> [INSTRUCTIONS FOR THE TASK] Return all the data below as it stands, minus the pictures.

> [SUPPLIED DATA]
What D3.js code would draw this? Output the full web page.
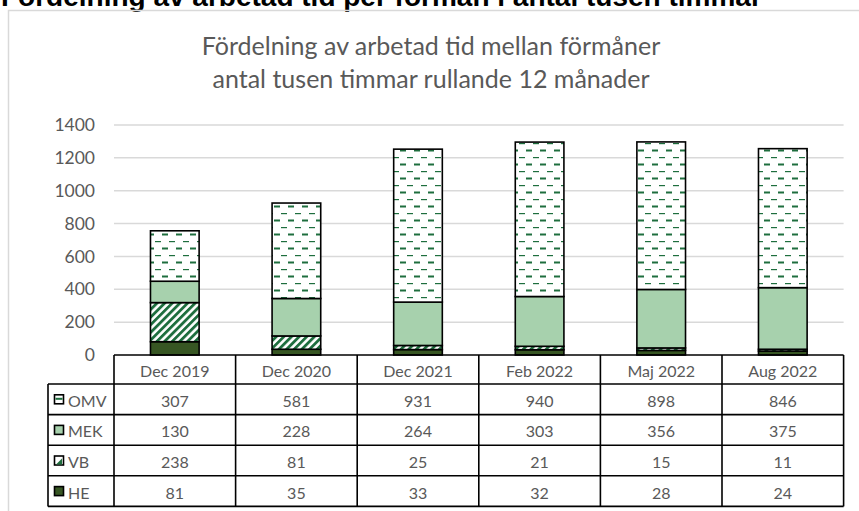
<!DOCTYPE html>
<html><head><meta charset="utf-8">
<script src="https://cdn.jsdelivr.net/npm/d3@7"></script>
<style>body{margin:0;background:#fff}svg{display:block}</style>
</head><body>
<svg id="c" width="859" height="511"></svg>
<script>
const categories = ["Dec 2019","Dec 2020","Dec 2021","Feb 2022","Maj 2022","Aug 2022"];
const seriesNames = ["HE","VB","MEK","OMV"];
const HE  = [81,35,33,32,28,24];
const VB  = [238,81,25,21,15,11];
const MEK = [130,228,264,303,356,375];
const OMV = [307,581,931,940,898,846];
const yTicks = [0,200,400,600,800,1000,1200,1400];
const tableOrder = ["OMV","MEK","VB","HE"];
const seriesValues = {HE, VB, MEK, OMV};

const svg = d3.select("#c");
const defs = svg.append("defs");
const green = "#1e6e3e";
const FONT = "Lato, 'Open Sans', sans-serif";
const pVB = defs.append("pattern").attr("id","pVB").attr("patternUnits","userSpaceOnUse")
  .attr("width",5.4).attr("height",5.4).attr("patternTransform","rotate(45)");
pVB.append("rect").attr("width",5.4).attr("height",5.4).attr("fill","#fff");
pVB.append("rect").attr("width",2.8).attr("height",5.4).attr("fill",green);
const pOMV = defs.append("pattern").attr("id","pOMV").attr("patternUnits","userSpaceOnUse")
  .attr("width",14).attr("height",14);
pOMV.append("rect").attr("width",14).attr("height",14).attr("fill","#fff");
pOMV.append("rect").attr("x",1).attr("y",3).attr("width",6).attr("height",1.2).attr("fill",green);
pOMV.append("rect").attr("x",8).attr("y",9.5).attr("width",6).attr("height",2).attr("fill",green);
const fills = {HE:"#375623", VB:"url(#pVB)", MEK:"#a7d1ad", OMV:"url(#pOMV)"};

// heading (partly cut off at the top, as in the reference)
svg.append("text").attr("x",1).attr("y",6).attr("font-family","Liberation Sans, Arial, sans-serif")
  .attr("font-weight","bold").attr("font-size",28).attr("fill","#000")
  .text("Fördelning av arbetad tid per förmån i antal tusen timmar");

svg.append("path").attr("d","M8.5,511 V10.5 H859").attr("fill","none").attr("stroke","#d9d9d9").attr("stroke-width",1.5);

const title = svg.append("text").attr("text-anchor","middle").attr("font-family",FONT)
  .attr("font-size",25).attr("fill","#595959");
title.append("tspan").attr("x",431).attr("y",55).text("Fördelning av arbetad tid mellan förmåner");
title.append("tspan").attr("x",431).attr("y",88).text("antal tusen timmar rullande 12 månader");

const left = 114, right = 843.6, top0 = 125, bottom = 355;
const y = d3.scaleLinear().domain([0,1400]).range([bottom, top0]);
const xCol = d3.scaleBand().domain(categories).range([left,right]).padding(0);
const xBar = d3.scaleBand().domain(categories).range([left,right]).paddingInner(0.6).paddingOuter(0.3);

svg.append("g").selectAll("line").data(yTicks.filter(d=>d>0)).join("line")
  .attr("x1",left).attr("x2",right).attr("y1",d=>y(d)).attr("y2",d=>y(d))
  .attr("stroke","#d9d9d9").attr("stroke-width",1.5);

const yAxis = d3.axisLeft(y).tickValues(yTicks).tickFormat(d3.format("d")).tickSize(0).tickPadding(0);
const ga = svg.append("g").attr("transform","translate(95,0)").call(yAxis);
ga.select(".domain").remove();
ga.selectAll("text").attr("font-family",FONT).attr("font-size",17.5).attr("fill","#595959");

const rows = categories.map((c,i)=>({cat:c, HE:HE[i], VB:VB[i], MEK:MEK[i], OMV:OMV[i]}));
const stack = d3.stack().keys(seriesNames)(rows);
svg.append("g").selectAll("g").data(stack).join("g")
  .attr("fill",d=>fills[d.key])
  .selectAll("rect").data(d=>d).join("rect")
  .attr("x",d=>xBar(d.data.cat)).attr("width",xBar.bandwidth())
  .attr("y",d=>y(d[1])).attr("height",d=>y(d[0])-y(d[1]))
  .attr("stroke","#000").attr("stroke-width",1.6);

const rowH = 30.6;
const headTop = bottom, headBot = 384;
const lc = 48;
const tg = svg.append("g");
const txt = (x,yy,t,anchor="middle") => tg.append("text").attr("x",x).attr("y",yy)
  .attr("text-anchor",anchor).attr("dominant-baseline","central")
  .attr("font-family",FONT).attr("font-size",16).attr("fill","#595959").text(t);
categories.forEach(c=> txt(xCol(c)+xCol.bandwidth()/2, (headTop+headBot)/2+1, c));
tableOrder.forEach((k,ri)=>{
  const r0 = headBot + ri*rowH, cy = r0 + rowH/2 + 1;
  categories.forEach((c,i)=> txt(xCol(c)+xCol.bandwidth()/2, cy, seriesValues[k][i]));
  tg.append("rect").attr("x",54.5).attr("y",cy-5.5).attr("width",9).attr("height",9)
    .attr("fill",(k==="OMV"||k==="VB")?"#fff":fills[k]).attr("stroke","#000").attr("stroke-width",1.6);
  if(k==="OMV") tg.append("rect").attr("x",55.5).attr("y",cy-2.5).attr("width",7).attr("height",2).attr("fill",green);
  if(k==="VB") tg.append("path").attr("d",`M56,${cy+3} L62,${cy-3} L62,${cy+3} Z`).attr("fill",green);
  txt(68, cy, k, "start");
});
const tableBottom = headBot + 4*rowH;
const L = (x1,y1,x2,y2)=> tg.append("line").attr("x1",x1).attr("y1",y1).attr("x2",x2).attr("y2",y2)
  .attr("stroke","#000").attr("stroke-width",1.6);
L(left,headTop,right,headTop);
L(lc,headBot,right,headBot);
for(let ri=1;ri<=4;ri++) L(lc,headBot+ri*rowH,right,headBot+ri*rowH);
L(lc,headBot,lc,tableBottom);
categories.forEach(c=> L(xCol(c),headTop,xCol(c),tableBottom));
L(right,headTop,right,tableBottom);
</script>
</body></html>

> [EXERCISE SOLUTION]
What D3.js code would draw this? Output the full web page.
<!DOCTYPE html>
<html><head><meta charset="utf-8">
<script src="https://cdn.jsdelivr.net/npm/d3@7"></script>
<style>body{margin:0;background:#fff}svg{display:block}</style>
</head><body>
<svg id="c" width="859" height="511"></svg>
<script>
const categories = ["Dec 2019","Dec 2020","Dec 2021","Feb 2022","Maj 2022","Aug 2022"];
const seriesNames = ["HE","VB","MEK","OMV"];
const HE  = [81,35,33,32,28,24];
const VB  = [238,81,25,21,15,11];
const MEK = [130,228,264,303,356,375];
const OMV = [307,581,931,940,898,846];
const yTicks = [0,200,400,600,800,1000,1200,1400];
const tableOrder = ["OMV","MEK","VB","HE"];
const seriesValues = {HE, VB, MEK, OMV};

const svg = d3.select("#c");
const defs = svg.append("defs");
const green = "#1e6e3e";
const FONT = "Lato, 'Open Sans', sans-serif";
const pVB = defs.append("pattern").attr("id","pVB").attr("patternUnits","userSpaceOnUse")
  .attr("width",5.4).attr("height",5.4).attr("patternTransform","rotate(45)");
pVB.append("rect").attr("width",5.4).attr("height",5.4).attr("fill","#fff");
pVB.append("rect").attr("width",2.8).attr("height",5.4).attr("fill",green);
const pOMV = defs.append("pattern").attr("id","pOMV").attr("patternUnits","userSpaceOnUse")
  .attr("width",14).attr("height",14);
pOMV.append("rect").attr("width",14).attr("height",14).attr("fill","#fff");
pOMV.append("rect").attr("x",1).attr("y",3).attr("width",6).attr("height",1.2).attr("fill",green);
pOMV.append("rect").attr("x",8).attr("y",9.5).attr("width",6).attr("height",2).attr("fill",green);
const fills = {HE:"#375623", VB:"url(#pVB)", MEK:"#a7d1ad", OMV:"url(#pOMV)"};

// heading (partly cut off at the top, as in the reference)
svg.append("text").attr("x",1).attr("y",6).attr("font-family","Liberation Sans, Arial, sans-serif")
  .attr("font-weight","bold").attr("font-size",28).attr("fill","#000")
  .text("Fördelning av arbetad tid per förmån i antal tusen timmar");

svg.append("path").attr("d","M8.5,511 V10.5 H859").attr("fill","none").attr("stroke","#d9d9d9").attr("stroke-width",1.5);

const title = svg.append("text").attr("text-anchor","middle").attr("font-family",FONT)
  .attr("font-size",25).attr("fill","#595959");
title.append("tspan").attr("x",431).attr("y",55).text("Fördelning av arbetad tid mellan förmåner");
title.append("tspan").attr("x",431).attr("y",88).text("antal tusen timmar rullande 12 månader");

const left = 114, right = 843.6, top0 = 125, bottom = 355;
const y = d3.scaleLinear().domain([0,1400]).range([bottom, top0]);
const xCol = d3.scaleBand().domain(categories).range([left,right]).padding(0);
const xBar = d3.scaleBand().domain(categories).range([left,right]).paddingInner(0.6).paddingOuter(0.3);

svg.append("g").selectAll("line").data(yTicks.filter(d=>d>0)).join("line")
  .attr("x1",left).attr("x2",right).attr("y1",d=>y(d)).attr("y2",d=>y(d))
  .attr("stroke","#d9d9d9").attr("stroke-width",1.5);

const yAxis = d3.axisLeft(y).tickValues(yTicks).tickFormat(d3.format("d")).tickSize(0).tickPadding(0);
const ga = svg.append("g").attr("transform","translate(95,0)").call(yAxis);
ga.select(".domain").remove();
ga.selectAll("text").attr("font-family",FONT).attr("font-size",17.5).attr("fill","#595959");

const rows = categories.map((c,i)=>({cat:c, HE:HE[i], VB:VB[i], MEK:MEK[i], OMV:OMV[i]}));
const stack = d3.stack().keys(seriesNames)(rows);
svg.append("g").selectAll("g").data(stack).join("g")
  .attr("fill",d=>fills[d.key])
  .selectAll("rect").data(d=>d).join("rect")
  .attr("x",d=>xBar(d.data.cat)).attr("width",xBar.bandwidth())
  .attr("y",d=>y(d[1])).attr("height",d=>y(d[0])-y(d[1]))
  .attr("stroke","#000").attr("stroke-width",1.6);

const rowH = 30.6;
const headTop = bottom, headBot = 384;
const lc = 48;
const tg = svg.append("g");
const txt = (x,yy,t,anchor="middle") => tg.append("text").attr("x",x).attr("y",yy)
  .attr("text-anchor",anchor).attr("dominant-baseline","central")
  .attr("font-family",FONT).attr("font-size",16).attr("fill","#595959").text(t);
categories.forEach(c=> txt(xCol(c)+xCol.bandwidth()/2, (headTop+headBot)/2+1, c));
tableOrder.forEach((k,ri)=>{
  const r0 = headBot + ri*rowH, cy = r0 + rowH/2 + 1;
  categories.forEach((c,i)=> txt(xCol(c)+xCol.bandwidth()/2, cy, seriesValues[k][i]));
  tg.append("rect").attr("x",54.5).attr("y",cy-5.5).attr("width",9).attr("height",9)
    .attr("fill",(k==="OMV"||k==="VB")?"#fff":fills[k]).attr("stroke","#000").attr("stroke-width",1.6);
  if(k==="OMV") tg.append("rect").attr("x",55.5).attr("y",cy-2.5).attr("width",7).attr("height",2).attr("fill",green);
  if(k==="VB") tg.append("path").attr("d",`M56,${cy+3} L62,${cy-3} L62,${cy+3} Z`).attr("fill",green);
  txt(68, cy, k, "start");
});
const tableBottom = headBot + 4*rowH;
const L = (x1,y1,x2,y2)=> tg.append("line").attr("x1",x1).attr("y1",y1).attr("x2",x2).attr("y2",y2)
  .attr("stroke","#000").attr("stroke-width",1.6);
L(left,headTop,right,headTop);
L(lc,headBot,right,headBot);
for(let ri=1;ri<=4;ri++) L(lc,headBot+ri*rowH,right,headBot+ri*rowH);
L(lc,headBot,lc,tableBottom);
categories.forEach(c=> L(xCol(c),headTop,xCol(c),tableBottom));
L(right,headTop,right,tableBottom);
</script>
</body></html>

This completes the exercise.